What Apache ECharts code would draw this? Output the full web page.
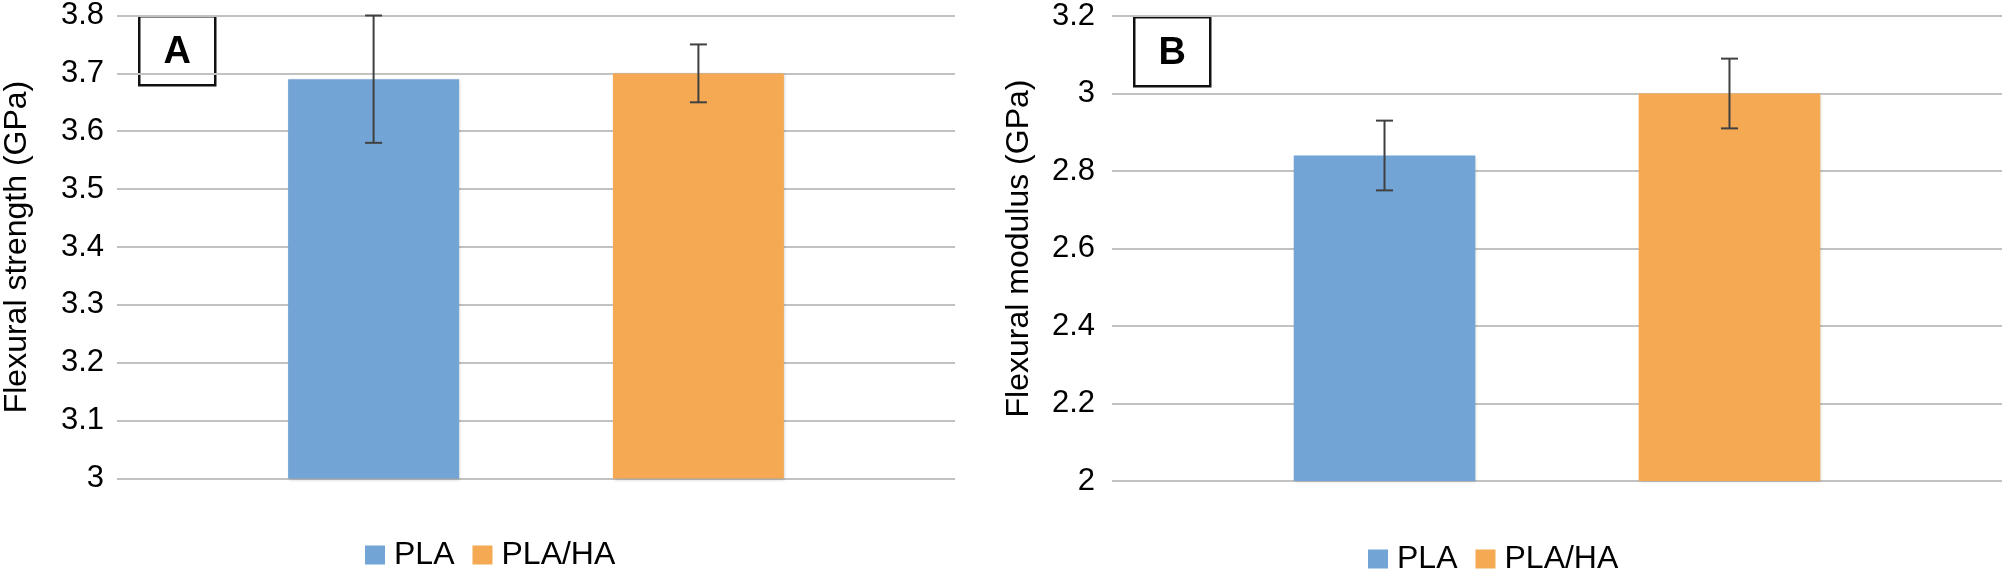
<!DOCTYPE html>
<html>
<head>
<meta charset="utf-8">
<title>Flexural strength and modulus</title>
<script src="https://cdn.jsdelivr.net/npm/echarts@6/dist/echarts.min.js"></script>
<style>
  html, body { margin: 0; padding: 0; background: #fff; }
  #chart { width: 2008px; height: 577px; }
</style>
</head>
<body>
<div id="chart"></div>
<script>
// groups shown in both panels
const groups = ['PLA', 'PLA/HA'];
const groupColors = ['#72A4D6', '#F5A953'];

// panel A: flexural strength (GPa), mean and +/- error
const strengthMean = [3.69, 3.70];
const strengthErr = [0.11, 0.05];
const strengthTicks = { min: 3, max: 3.8, interval: 0.1 };

// panel B: flexural modulus (GPa)
const modulusMean = [2.84, 3.00];
const modulusErr = [0.09, 0.09];
const modulusTicks = { min: 2, max: 3.2, interval: 0.2 };

const FONT = '"Liberation Sans", Arial, Helvetica, sans-serif';
const BAR_WIDTH = 0.204; // share of the category band
const BAR_GAP = 0.9;

const myChart = echarts.init(document.getElementById('chart'));

function errorBar(params, api) {
  const side = api.value(3);
  const band = api.size([1, 0])[0];
  const dx = side * band * BAR_WIDTH * (1 + BAR_GAP) / 2;
  const hi = api.coord([api.value(0), api.value(2)]);
  const lo = api.coord([api.value(0), api.value(1)]);
  const x = hi[0] + dx;
  const cap = 8.5;
  const style = { stroke: '#404040', lineWidth: 2 };
  return {
    type: 'group',
    children: [
      { type: 'line', shape: { x1: x, y1: hi[1], x2: x, y2: lo[1] }, style },
      { type: 'line', shape: { x1: x - cap, y1: hi[1], x2: x + cap, y2: hi[1] }, style },
      { type: 'line', shape: { x1: x - cap, y1: lo[1], x2: x + cap, y2: lo[1] }, style },
    ],
  };
}

function yAxis(gridIndex, ticks, name, nameGap, margin) {
  return {
    type: 'value',
    gridIndex,
    min: ticks.min,
    max: ticks.max,
    interval: ticks.interval,
    name,
    nameLocation: 'middle',
    nameGap,
    nameTextStyle: { fontFamily: FONT, fontSize: 32, color: '#000' },
    axisLine: { show: false },
    axisTick: { show: false },
    axisLabel: { fontFamily: FONT, fontSize: 31, color: '#000', margin },
    splitLine: { lineStyle: { color: '#c2c2c2', width: 2 } },
  };
}

function xAxis(gridIndex) {
  return {
    type: 'category',
    gridIndex,
    data: ['all'],
    axisLine: { show: false },
    axisTick: { show: false },
    axisLabel: { show: false },
    splitLine: { show: false },
  };
}

const series = [];
[[strengthMean, strengthErr], [modulusMean, modulusErr]].forEach((pair, k) => {
  const [mean, err] = pair;
  groups.forEach((g, i) => {
    series.push({
      name: g,
      type: 'bar',
      xAxisIndex: k,
      yAxisIndex: k,
      barWidth: `${BAR_WIDTH * 100}%`,
      barGap: `${BAR_GAP * 100}%`,
      itemStyle: {
        color: groupColors[i],
        shadowBlur: 3,
        shadowColor: 'rgba(0,0,0,0.18)',
        shadowOffsetX: 1,
        shadowOffsetY: 1,
      },
      data: [mean[i]],
    });
  });
  series.push({
    type: 'custom',
    xAxisIndex: k,
    yAxisIndex: k,
    renderItem: errorBar,
    z: 5,
    data: groups.map((g, i) => [0, mean[i] - err[i], mean[i] + err[i], i === 0 ? -1 : 1]),
  });
});

function legend(left, top) {
  return {
    left,
    top,
    data: groups,
    icon: 'rect',
    itemWidth: 20,
    itemHeight: 19,
    itemGap: 18,
    selectedMode: false,
    textStyle: { fontFamily: FONT, fontSize: 32, color: '#000', padding: [0, 0, 0, 4] },
  };
}

function panelTag(letter, x, y) {
  return {
    type: 'group',
    left: x,
    top: y,
    children: [
      { type: 'rect', shape: { x: 0, y: 0, width: 76, height: 69 }, style: { fill: '#fff', stroke: '#111', lineWidth: 2.5 } },
      {
        type: 'text',
        x: 38,
        y: 36,
        style: { text: letter, fontFamily: FONT, fontSize: 38, fontWeight: 'bold', fill: '#000', align: 'center', verticalAlign: 'middle' },
      },
    ],
  };
}

const option = {
  animation: false,
  backgroundColor: '#fff',
  grid: [
    { left: 117, top: 15.5, width: 838, height: 463 },
    { left: 1112, top: 16, width: 890, height: 465 },
  ],
  xAxis: [xAxis(0), xAxis(1)],
  yAxis: [
    yAxis(0, strengthTicks, 'Flexural strength (GPa)', 84, 13),
    yAxis(1, modulusTicks, 'Flexural modulus (GPa)', 77, 17),
  ],
  legend: [legend(360, 534), legend(1363, 538)],
  graphic: [panelTag('A', 138, 15), panelTag('B', 1133, 16)],
  series,
};

myChart.setOption(option, true);
</script>
</body>
</html>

+++

### WORK TO BE COMPLETED
Working from the lines above, reproduce the material exactly and exclude its pictures.

### CORRECT RESULT
What Apache ECharts code would draw this? Output the full web page.
<!DOCTYPE html>
<html>
<head>
<meta charset="utf-8">
<title>Flexural strength and modulus</title>
<script src="https://cdn.jsdelivr.net/npm/echarts@6/dist/echarts.min.js"></script>
<style>
  html, body { margin: 0; padding: 0; background: #fff; }
  #chart { width: 2008px; height: 577px; }
</style>
</head>
<body>
<div id="chart"></div>
<script>
// groups shown in both panels
const groups = ['PLA', 'PLA/HA'];
const groupColors = ['#72A4D6', '#F5A953'];

// panel A: flexural strength (GPa), mean and +/- error
const strengthMean = [3.69, 3.70];
const strengthErr = [0.11, 0.05];
const strengthTicks = { min: 3, max: 3.8, interval: 0.1 };

// panel B: flexural modulus (GPa)
const modulusMean = [2.84, 3.00];
const modulusErr = [0.09, 0.09];
const modulusTicks = { min: 2, max: 3.2, interval: 0.2 };

const FONT = '"Liberation Sans", Arial, Helvetica, sans-serif';
const BAR_WIDTH = 0.204; // share of the category band
const BAR_GAP = 0.9;

const myChart = echarts.init(document.getElementById('chart'));

function errorBar(params, api) {
  const side = api.value(3);
  const band = api.size([1, 0])[0];
  const dx = side * band * BAR_WIDTH * (1 + BAR_GAP) / 2;
  const hi = api.coord([api.value(0), api.value(2)]);
  const lo = api.coord([api.value(0), api.value(1)]);
  const x = hi[0] + dx;
  const cap = 8.5;
  const style = { stroke: '#404040', lineWidth: 2 };
  return {
    type: 'group',
    children: [
      { type: 'line', shape: { x1: x, y1: hi[1], x2: x, y2: lo[1] }, style },
      { type: 'line', shape: { x1: x - cap, y1: hi[1], x2: x + cap, y2: hi[1] }, style },
      { type: 'line', shape: { x1: x - cap, y1: lo[1], x2: x + cap, y2: lo[1] }, style },
    ],
  };
}

function yAxis(gridIndex, ticks, name, nameGap, margin) {
  return {
    type: 'value',
    gridIndex,
    min: ticks.min,
    max: ticks.max,
    interval: ticks.interval,
    name,
    nameLocation: 'middle',
    nameGap,
    nameTextStyle: { fontFamily: FONT, fontSize: 32, color: '#000' },
    axisLine: { show: false },
    axisTick: { show: false },
    axisLabel: { fontFamily: FONT, fontSize: 31, color: '#000', margin },
    splitLine: { lineStyle: { color: '#c2c2c2', width: 2 } },
  };
}

function xAxis(gridIndex) {
  return {
    type: 'category',
    gridIndex,
    data: ['all'],
    axisLine: { show: false },
    axisTick: { show: false },
    axisLabel: { show: false },
    splitLine: { show: false },
  };
}

const series = [];
[[strengthMean, strengthErr], [modulusMean, modulusErr]].forEach((pair, k) => {
  const [mean, err] = pair;
  groups.forEach((g, i) => {
    series.push({
      name: g,
      type: 'bar',
      xAxisIndex: k,
      yAxisIndex: k,
      barWidth: `${BAR_WIDTH * 100}%`,
      barGap: `${BAR_GAP * 100}%`,
      itemStyle: {
        color: groupColors[i],
        shadowBlur: 3,
        shadowColor: 'rgba(0,0,0,0.18)',
        shadowOffsetX: 1,
        shadowOffsetY: 1,
      },
      data: [mean[i]],
    });
  });
  series.push({
    type: 'custom',
    xAxisIndex: k,
    yAxisIndex: k,
    renderItem: errorBar,
    z: 5,
    data: groups.map((g, i) => [0, mean[i] - err[i], mean[i] + err[i], i === 0 ? -1 : 1]),
  });
});

function legend(left, top) {
  return {
    left,
    top,
    data: groups,
    icon: 'rect',
    itemWidth: 20,
    itemHeight: 19,
    itemGap: 18,
    selectedMode: false,
    textStyle: { fontFamily: FONT, fontSize: 32, color: '#000', padding: [0, 0, 0, 4] },
  };
}

function panelTag(letter, x, y) {
  return {
    type: 'group',
    left: x,
    top: y,
    children: [
      { type: 'rect', shape: { x: 0, y: 0, width: 76, height: 69 }, style: { fill: '#fff', stroke: '#111', lineWidth: 2.5 } },
      {
        type: 'text',
        x: 38,
        y: 36,
        style: { text: letter, fontFamily: FONT, fontSize: 38, fontWeight: 'bold', fill: '#000', align: 'center', verticalAlign: 'middle' },
      },
    ],
  };
}

const option = {
  animation: false,
  backgroundColor: '#fff',
  grid: [
    { left: 117, top: 15.5, width: 838, height: 463 },
    { left: 1112, top: 16, width: 890, height: 465 },
  ],
  xAxis: [xAxis(0), xAxis(1)],
  yAxis: [
    yAxis(0, strengthTicks, 'Flexural strength (GPa)', 84, 13),
    yAxis(1, modulusTicks, 'Flexural modulus (GPa)', 77, 17),
  ],
  legend: [legend(360, 534), legend(1363, 538)],
  graphic: [panelTag('A', 138, 15), panelTag('B', 1133, 16)],
  series,
};

myChart.setOption(option, true);
</script>
</body>
</html>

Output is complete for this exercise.